There are many problems in applying H= -1*sum(p*log(p)) to a string and calling it the entropy of that string. H is called entropy but its units are bits/symbol, or entropy/symbol if the correct log base is chosen. For example, H of 01 and 011100101010101000011110 are exactly the same "entropy", H=1 bit/symbol, even though the 2nd one obviously carries more information entropy than the 1st. Another problem is that if you simply re-express the same data in hexadecimal, H gives a different answer for the same information entropy. The best and real information entropy of a string is 4) below. Applying 4) to binary data gives the entropy in "bits", but since the data was binary, its units are also a true statistical "entropy" without having to specify "bits" as a unit.

Total entropy (in an arbitrarily chosen log base, which is not the best type of "entropy") for a file is S=N*H where N is the length of the file. Many times in Shannon's book he says H is in units of "bits/symbol", "entopy/symbol", and "information/symbol". Some people don't believe Shannon, so here's a modern respected researcher's home page that tries to clear the confusion by stating the units out in the open.

Shannon called H "entropy" when he should have said "specific entropy" which is analogous to physics' S0 that is on a per kg or per mole basis instead of S. On page 13 of Shannon's book, you easily can see Shannon's horrendous error that has resulted in so much confusion. On that page he says H, his "entropy", is in units of "entropy per symbol". This is like saying some function "s" is called "meters" and its results are in "meters/second". He named H after Boltzmann's H-theorem where H is a specific entropy on a per molecule basis. Boltzmann's entropy S = k*N*H = k*ln(states).

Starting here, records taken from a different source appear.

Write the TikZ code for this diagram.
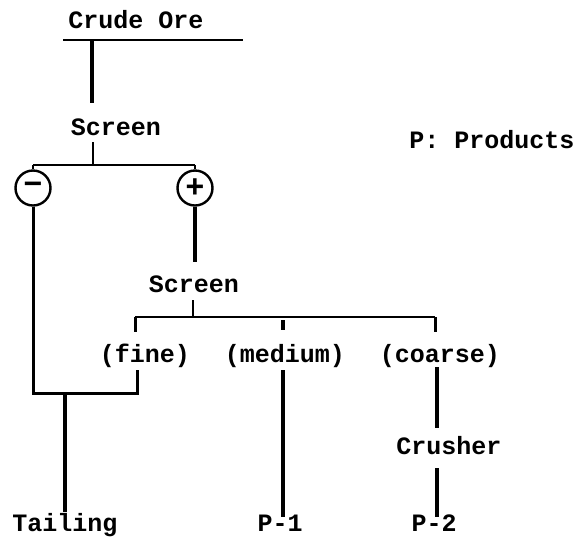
\documentclass[tikz,border=0pt]{standalone}
\usepackage{fontspec}
\setmainfont{Liberation Mono}
\begin{document}
\begin{tikzpicture}[x=1pt,y=-1pt,
  lbl/.style={font=\fontsize{25}{25}\selectfont\bfseries, inner sep=0pt, anchor=base},
  sign/.style={draw, circle, line width=2.4pt, minimum size=35pt, inner sep=0pt,
    font=\fontsize{32}{32}\selectfont\bfseries},
  heavy/.style={line width=3.6pt},
  light/.style={line width=2pt},
  boxline/.style={line width=3pt, line join=miter}]
\useasboundingbox (0,0) rectangle (586,547);
% text nodes
\node[lbl] (crude) at (136,28) {Crude Ore};
\node[lbl] (scr1) at (116,135) {Screen};
\node[lbl] (legend) at (492,148) {P: Products};
\node[sign] (minus) at (33,188) {−};
\node[sign] (plus) at (195,188) {+};
\node[lbl] (scr2) at (194,292) {Screen};
\node[lbl] (fine) at (145,362) {(fine)};
\node[lbl] (medium) at (285,362) {(medium)};
\node[lbl] (coarse) at (440,362) {(coarse)};
\node[lbl] (crusher) at (449,454) {Crusher};
\node[lbl] (tail) at (65,531) {Tailing};
\node[lbl] (p1) at (280,531) {P-1};
\node[lbl] (p2) at (434,531) {P-2};
% junction coordinates
\coordinate (feedL) at (63,40);
\coordinate (feedR) at (243,40);
\coordinate (feedA) at (92,40);
\coordinate (feedB) at (92,103);
\coordinate (s1a) at (93,142);
\coordinate (s1b) at (93,165);
\coordinate (sp1L) at (33,165);
\coordinate (sp1R) at (195,165);
\coordinate (boxBL) at (33,393);
\coordinate (boxBR) at (137,393);
\coordinate (boxTR) at (137,370);
\coordinate (tailA) at (65,393);
\coordinate (tailB) at (65,512);
\coordinate (plusB) at (195,262);
\coordinate (s2a) at (193,300);
\coordinate (s2b) at (193,317);
\coordinate (sp2L) at (135,317);
\coordinate (sp2R) at (435,317);
\coordinate (tkF) at (135,332);
\coordinate (tkMa) at (283,320);
\coordinate (tkMb) at (283,330);
\coordinate (tkC) at (435,332);
\coordinate (medA) at (283,370);
\coordinate (medB) at (283,517);
\coordinate (coA) at (437,367);
\coordinate (coB) at (437,428);
\coordinate (crA) at (437,468);
\coordinate (crB) at (437,517);
% connectors
\draw[light] (feedL) -- (feedR);
\draw[heavy] (feedA) -- (feedB);
\draw[light] (s1a) -- (s1b);
\draw[light] (sp1L) -- (sp1R);
\draw[light] (sp1L) -- (minus.north);
\draw[light] (sp1R) -- (plus.north);
\draw[boxline] (minus.south) -- (boxBL) -- (boxBR) -- (boxTR);
\draw[heavy] (tailA) -- (tailB);
\draw[heavy] (plus.south) -- (plusB);
\draw[light] (s2a) -- (s2b);
\draw[light] (sp2L) -- (sp2R);
\draw[boxline] (sp2L) -- (tkF);
\draw[heavy] (tkMa) -- (tkMb);
\draw[boxline] (sp2R) -- (tkC);
\draw[heavy] (medA) -- (medB);
\draw[heavy] (coA) -- (coB);
\draw[heavy] (crA) -- (crB);
\end{tikzpicture}
\end{document}
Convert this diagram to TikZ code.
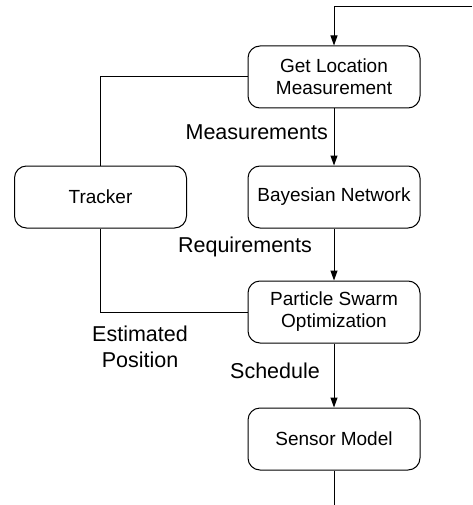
\documentclass[tikz,border=0pt]{standalone}
\usepackage{fontspec}
\setmainfont{Liberation Sans}
\usetikzlibrary{arrows.meta}
\begin{document}
\begin{tikzpicture}[x=1pt,y=-1pt,
  box/.style={draw, line width=1pt, rounded corners=12pt, minimum width=172pt, minimum height=62pt, inner sep=0pt, align=center, font=\fontsize{19}{22}\selectfont},
  lbl/.style={inner sep=0pt, align=center, font=\fontsize{21.5}{26}\selectfont},
  conn/.style={line width=1pt},
  arr/.style={conn, -{Triangle[length=10pt,width=7pt]}}]
\useasboundingbox (0,0) rectangle (472,505);
\node[box] (glm) at (334,77) {Get Location\\Measurement};
\node[box] (bn) at (334,197) {Bayesian Network};
\node[box] (tr) at (100.5,197) {Tracker};
\node[box] (pso) at (334,312) {Particle Swarm\\Optimization};
\node[box] (sm) at (334,439) {Sensor Model};
\coordinate (tin) at (472,7);
\coordinate (bout) at (334,505);
\draw[arr] (tin) -| (glm.north);
\draw[arr] (glm) -- (bn);
\draw[arr] (bn) -- (pso);
\draw[arr] (pso) -- (sm);
\draw[conn] (glm.west) -| (tr.north);
\draw[conn] (tr.south) |- (pso.west);
\draw[conn] (sm.south) -- (bout);
\node[lbl, anchor=east] (lm) at (328,132) {Measurements};
\node[lbl] (lr) at (245,247) {Requirements};
\node[lbl] (le) at (140,347) {Estimated\\Position};
\node[lbl] (ls) at (275,371) {Schedule};
\end{tikzpicture}
\end{document}
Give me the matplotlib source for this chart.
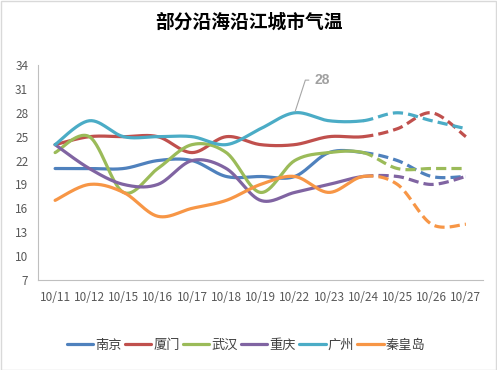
import numpy as np
import matplotlib
matplotlib.use("Agg")
from matplotlib import pyplot as plt
from matplotlib.patches import Rectangle

plt.rcParams['font.family'] = ['Noto Sans CJK SC', 'DejaVu Sans']

dates = ["10/11", "10/12", "10/15", "10/16", "10/17", "10/18", "10/19",
         "10/22", "10/23", "10/24", "10/25", "10/26", "10/27"]
nanjing = [21, 21, 21, 22, 22, 20, 20, 20, 23, 23, 22, 20, 20]
xiamen = [24, 25, 25, 25, 23, 25, 24, 24, 25, 25, 26, 28, 25]
wuhan = [23, 25, 18, 21, 24, 23, 18, 22, 23, 23, 21, 21, 21]
chongqing = [24, 21, 19, 19, 22, 21, 17, 18, 19, 20, 20, 19, 20]
guangzhou = [24, 27, 25, 25, 25, 24, 26, 28, 27, 27, 28, 27, 26]
qinhuangdao = [17, 19, 18, 15, 16, 17, 19, 20, 18, 20, 19, 14, 14]

series = [("南京", nanjing, "#4F81BD"),
          ("厦门", xiamen, "#C0504D"),
          ("武汉", wuhan, "#9BBB59"),
          ("重庆", chongqing, "#8064A2"),
          ("广州", guangzhou, "#4BACC6"),
          ("秦皇岛", qinhuangdao, "#F79646")]
split = 9  # forecast (dashed) starts after 10/24


def smooth(xs, ys, n=30):
    # bezier smoothing similar to office "smoothed line"
    xs = np.asarray(xs, float)
    ys = np.asarray(ys, float)
    px = np.concatenate([[xs[0]], xs, [xs[-1]]])
    py = np.concatenate([[ys[0]], ys, [ys[-1]]])
    outx, outy = [], []
    t = np.linspace(0, 1, n)
    for i in range(1, len(px) - 2):
        p0 = np.array([px[i], py[i]])
        p3 = np.array([px[i + 1], py[i + 1]])
        c1 = p0 + (np.array([px[i + 1], py[i + 1]]) - np.array([px[i - 1], py[i - 1]])) / 6
        c2 = p3 - (np.array([px[i + 2], py[i + 2]]) - np.array([px[i], py[i]])) / 6
        b = (np.outer((1 - t) ** 3, p0) + np.outer(3 * (1 - t) ** 2 * t, c1)
             + np.outer(3 * (1 - t) * t ** 2, c2) + np.outer(t ** 3, p3))
        if i > 1:
            b = b[1:]
        outx.append(b[:, 0])
        outy.append(b[:, 1])
    return np.concatenate(outx), np.concatenate(outy)


fig = plt.figure(figsize=(4.97, 3.70), dpi=100)
ax = fig.add_axes([38 / 497, 90 / 370, 445 / 497, 215 / 370])
fig.patches.append(Rectangle((0.5 / 497, 0.5 / 370), 495.5 / 497, 368.5 / 370,
                             transform=fig.transFigure, fill=False,
                             edgecolor="#D9D9D9", lw=1))

x = np.arange(len(dates))
n = 30
for name, vals, col in series:
    sx, sy = smooth(x, vals, n)
    cut = split * (n - 1) + 1
    ax.plot(sx[:cut], sy[:cut], color=col, lw=2.3, solid_capstyle="round", label=name)
    ax.plot(sx[cut - 1:], sy[cut - 1:], color=col, lw=2.3, dashes=(3.2, 1.6))

ax.annotate("28", xy=(7, guangzhou[7]), xytext=(7.8, 32.1),
            color="#A0A0A0", fontsize=10, fontweight="bold", ha="center", va="center",
            family=["Liberation Sans", "DejaVu Sans"],
            arrowprops=dict(arrowstyle="-", color="#A6A6A6", lw=0.8,
                            connectionstyle="angle,angleA=0,angleB=72,rad=0",
                            relpos=(0, 0.5), shrinkA=2, shrinkB=1))

ax.set_xlim(-0.5, len(dates) - 0.5)
ax.set_ylim(7, 34)
ax.set_yticks(range(7, 35, 3))
ax.set_xticks(x)
ax.set_xticklabels(dates)
for s in ["top", "right"]:
    ax.spines[s].set_visible(False)
for s in ["left", "bottom"]:
    ax.spines[s].set_color("#BFBFBF")
    ax.spines[s].set_linewidth(0.8)
ax.tick_params(axis="both", length=0, labelcolor="#595959", labelsize=8.5)
ax.tick_params(axis="y", pad=7)
ax.tick_params(axis="x", pad=8)

fig.text(0.5, 1 - 22 / 370, "部分沿海沿江城市气温", ha="center", va="center",
         fontsize=13.5, fontweight="bold", color="#000000")

handles, labels = ax.get_legend_handles_labels()
fig.legend(handles, labels, loc="center", bbox_to_anchor=(0.495, 1 - 345 / 370),
           ncol=6, frameon=False, fontsize=9.5, handlelength=2.0,
           handletextpad=0.15, columnspacing=0.25, labelcolor="#404040")

fig.savefig("out.png", dpi=100)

There 4 types of entropy of a file of N symbols long with n unique types of symbols:

1) Shannon (specific) entropy H = sum(count_i / N * log(N / count_i)) where count_i is the number of times symbol i occured in N. Units are bits/symbol if log is base 2, nats/symbol if natural log.

2) Normalized specific entropy: Hn = H / log(n). The division converts the logarithm base of H to n. Units are entropy/symbol or 1/symbol. Ranges from 0 to 1. When it is 1 it means each symbol occurred equally often, n/N times. Near 0 means all symbols except 1 occurred only once, and the rest of a very long file was the other symbol. "Log" is in same base as H.

3) Total entropy S' = N * H. Units are bits if log is base 2, nats if ln()).

4) Normalized total entropy Sn' = N * H / log(n). See "gotcha" below in choosing n. No units in the same way a ratio does not have units. Notice the formula uses a ratio and the data itself instead of a person chooses the logarithm base. This is the total entropy of the symbols. It varies from 0 to N

5) Physical entropy S of a binary file when the data is stored perfectly efficiently (using Landauer's limit): S = S' * kB / log(e)

6) Macroscopic information entropy of an ideal gas of N identical molecules in its most likely random state (n=1 and N is known a priori): S' = S / kB / ln(1) = kB*[ln(states^N/N!)] = kB*N* [ln(states/N)+1].

  • Gotcha: a data generator may have the option of using say 256 symbols but only use 200 of those symbols for a set of data. So it becomes a matter of semantics if you chose n=256 or n=200, and neither may work (giving the same entropy when expressed in a different symbol set) because an implicit compression has been applied.